===== MATERIAL PROVIDED =====

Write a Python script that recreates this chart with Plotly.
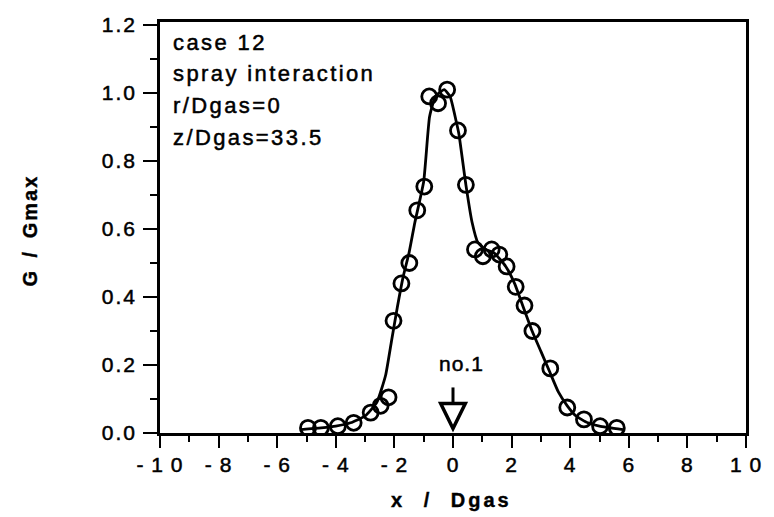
import plotly.graph_objects as go

# Measured profile: normalised mass flux vs. radial position
x_meas = [-4.95, -4.51, -3.93, -3.39, -2.81, -2.47, -2.20, -2.03, -1.76, -1.49,
          -1.22, -0.98, -0.81, -0.51, -0.20, 0.17, 0.44, 0.75, 1.02, 1.32,
          1.58, 1.83, 2.14, 2.44, 2.71, 3.32, 3.90, 4.47, 5.02, 5.59]
g_meas = [0.015, 0.015, 0.02, 0.03, 0.06, 0.08, 0.105, 0.33, 0.44, 0.50,
          0.655, 0.725, 0.99, 0.97, 1.01, 0.89, 0.73, 0.54, 0.52, 0.54,
          0.525, 0.49, 0.43, 0.375, 0.30, 0.19, 0.075, 0.04, 0.02, 0.015]

# Smoothed fit through the profile
x_fit = [-5.2, -4.5, -4.0, -3.5, -3.0, -2.6, -2.3, -2.1, -1.9, -1.7, -1.5, -1.3,
         -1.0, -0.8, -0.6, -0.3, -0.1, 0.1, 0.2, 0.44, 0.65, 0.85, 1.1, 1.4,
         1.8, 2.1, 2.4, 2.7, 3.0, 3.3, 3.6, 3.9, 4.2, 4.6, 5.0, 5.8]
g_fit = [0.01, 0.015, 0.02, 0.03, 0.05, 0.09, 0.17, 0.27, 0.37, 0.46, 0.53, 0.62,
         0.74, 0.93, 0.99, 1.01, 0.99, 0.92, 0.88, 0.73, 0.62, 0.56, 0.54, 0.53,
         0.49, 0.44, 0.37, 0.30, 0.24, 0.18, 0.12, 0.08, 0.05, 0.03, 0.02, 0.01]

x_ticks = [-10, -8, -6, -4, -2, 0, 2, 4, 6, 8, 10]
x_tick_text = ["- 1 0", "- 8", "- 6", "- 4", "- 2", "0", "2", "4", "6", "8", "1 0"]
y_ticks = [0.0, 0.2, 0.4, 0.6, 0.8, 1.0, 1.2]
y_tick_text = ["0.0", "0.2", "0.4", "0.6", "0.8", "1.0", "1.2"]

info_lines = ["case 12", "spray interaction", "r/Dgas=0", "z/Dgas=33.5"]

# Probe marker "no.1"
probe_x = 0.0
probe_label = "no.1"
probe_label_y = 0.205
probe_top = 0.134
probe_head_base = 0.087
probe_tip = 0.013
probe_head_half = 0.42

FONT = "Liberation Sans"


def spaced(text, px, word=0, stroke=0.5):
    return (f'<span style="letter-spacing:{px}px;word-spacing:{word}px;'
            f'stroke:black;stroke-width:{stroke}px">{text}</span>')


fig = go.Figure()

fig.add_trace(go.Scatter(
    x=x_fit, y=g_fit, mode="lines",
    line=dict(color="black", width=2.8, shape="spline", smoothing=0.45),
    hoverinfo="skip", showlegend=False,
))
fig.add_trace(go.Scatter(
    x=x_meas, y=g_meas, mode="markers",
    marker=dict(symbol="circle-open", size=15, color="black",
                line=dict(width=2.8, color="black")),
    showlegend=False,
))

axis_common = dict(
    showgrid=False, zeroline=False, showline=True, linecolor="black",
    linewidth=2.6, mirror=True, ticks="outside", tickcolor="black",
    tickwidth=2.4,
)

fig.update_xaxes(
    range=[-10, 10], tickvals=x_ticks,
    ticktext=[spaced(t, 1) for t in x_tick_text],
    ticklen=12, ticklabelstandoff=-1,
    tickfont=dict(family=FONT, size=21, color="black"),
    minor=dict(dtick=1, ticklen=6, tickwidth=2.4, tickcolor="black",
               ticks="outside"),
    **axis_common,
)
fig.update_yaxes(
    range=[0, 1.209], tickvals=y_ticks,
    ticktext=[spaced(t, 2) for t in y_tick_text],
    ticklen=14, ticklabelstandoff=2,
    tickfont=dict(family=FONT, size=21, color="black"),
    minor=dict(dtick=0.1, ticklen=7, tickwidth=2.4, tickcolor="black",
               ticks="outside"),
    **axis_common,
)

annotations = []
line_offsets = [20, 51, 83, 115]
for text, off in zip(info_lines, line_offsets):
    annotations.append(dict(
        xref="paper", yref="paper", x=0, y=1, xanchor="left", yanchor="middle",
        xshift=11, yshift=-off, showarrow=False,
        text=spaced(text, 2.4), font=dict(family=FONT, size=22, color="black"),
    ))

# axis titles
annotations.append(dict(
    xref="paper", yref="paper", x=0.5, y=0, xanchor="center", yanchor="middle",
    xshift=-2, yshift=-67, showarrow=False,
    text="<b>" + spaced("x / Dgas", 3, 10, 0.4) + "</b>",
    font=dict(family=FONT, size=20, color="black"),
))
annotations.append(dict(
    xref="paper", yref="paper", x=0, y=0.5, xanchor="center", yanchor="middle",
    xshift=-131, yshift=-3, showarrow=False, textangle=-90,
    text="<b>" + spaced("G / Gmax", 2, 4, 0.4) + "</b>",
    font=dict(family=FONT, size=20, color="black"),
))

# probe label
annotations.append(dict(
    xref="x", yref="y", x=probe_x, y=probe_label_y, xanchor="center",
    yanchor="middle", xshift=8, showarrow=False, text=spaced(probe_label, 1),
    font=dict(family=FONT, size=21, color="black"),
))

shapes = [
    dict(type="line", xref="x", yref="y", x0=probe_x, x1=probe_x,
         y0=probe_top, y1=probe_head_base, line=dict(color="black", width=3)),
    dict(type="path", xref="x", yref="y",
         path=(f"M {probe_x - probe_head_half},{probe_head_base} "
               f"L {probe_x + probe_head_half},{probe_head_base} "
               f"L {probe_x},{probe_tip} Z"),
         fillcolor="white", line=dict(color="black", width=3.5)),
]

fig.update_layout(
    width=774, height=517,
    margin=dict(l=160, r=20, t=22, b=84),
    paper_bgcolor="white", plot_bgcolor="white",
    annotations=annotations, shapes=shapes,
    showlegend=False,
)

fig.write_html("out.html")
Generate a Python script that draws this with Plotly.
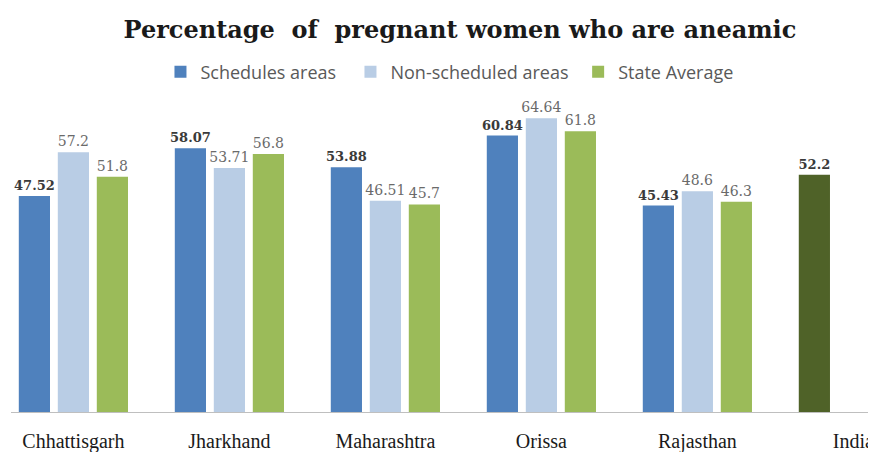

=====

### [WHAT TO PRODUCE]
Write out nothing but the lines from the start of the data through the line with "0.03, 0.02, 0.01]". Leave out the pictures.

### [TASK RESULT]
Write a Python script that recreates this chart with Plotly.
import plotly.graph_objects as go

# Measured profile: normalised mass flux vs. radial position
x_meas = [-4.95, -4.51, -3.93, -3.39, -2.81, -2.47, -2.20, -2.03, -1.76, -1.49,
          -1.22, -0.98, -0.81, -0.51, -0.20, 0.17, 0.44, 0.75, 1.02, 1.32,
          1.58, 1.83, 2.14, 2.44, 2.71, 3.32, 3.90, 4.47, 5.02, 5.59]
g_meas = [0.015, 0.015, 0.02, 0.03, 0.06, 0.08, 0.105, 0.33, 0.44, 0.50,
          0.655, 0.725, 0.99, 0.97, 1.01, 0.89, 0.73, 0.54, 0.52, 0.54,
          0.525, 0.49, 0.43, 0.375, 0.30, 0.19, 0.075, 0.04, 0.02, 0.015]

# Smoothed fit through the profile
x_fit = [-5.2, -4.5, -4.0, -3.5, -3.0, -2.6, -2.3, -2.1, -1.9, -1.7, -1.5, -1.3,
         -1.0, -0.8, -0.6, -0.3, -0.1, 0.1, 0.2, 0.44, 0.65, 0.85, 1.1, 1.4,
         1.8, 2.1, 2.4, 2.7, 3.0, 3.3, 3.6, 3.9, 4.2, 4.6, 5.0, 5.8]
g_fit = [0.01, 0.015, 0.02, 0.03, 0.05, 0.09, 0.17, 0.27, 0.37, 0.46, 0.53, 0.62,
         0.74, 0.93, 0.99, 1.01, 0.99, 0.92, 0.88, 0.73, 0.62, 0.56, 0.54, 0.53,
         0.49, 0.44, 0.37, 0.30, 0.24, 0.18, 0.12, 0.08, 0.05, 0.03, 0.02, 0.01]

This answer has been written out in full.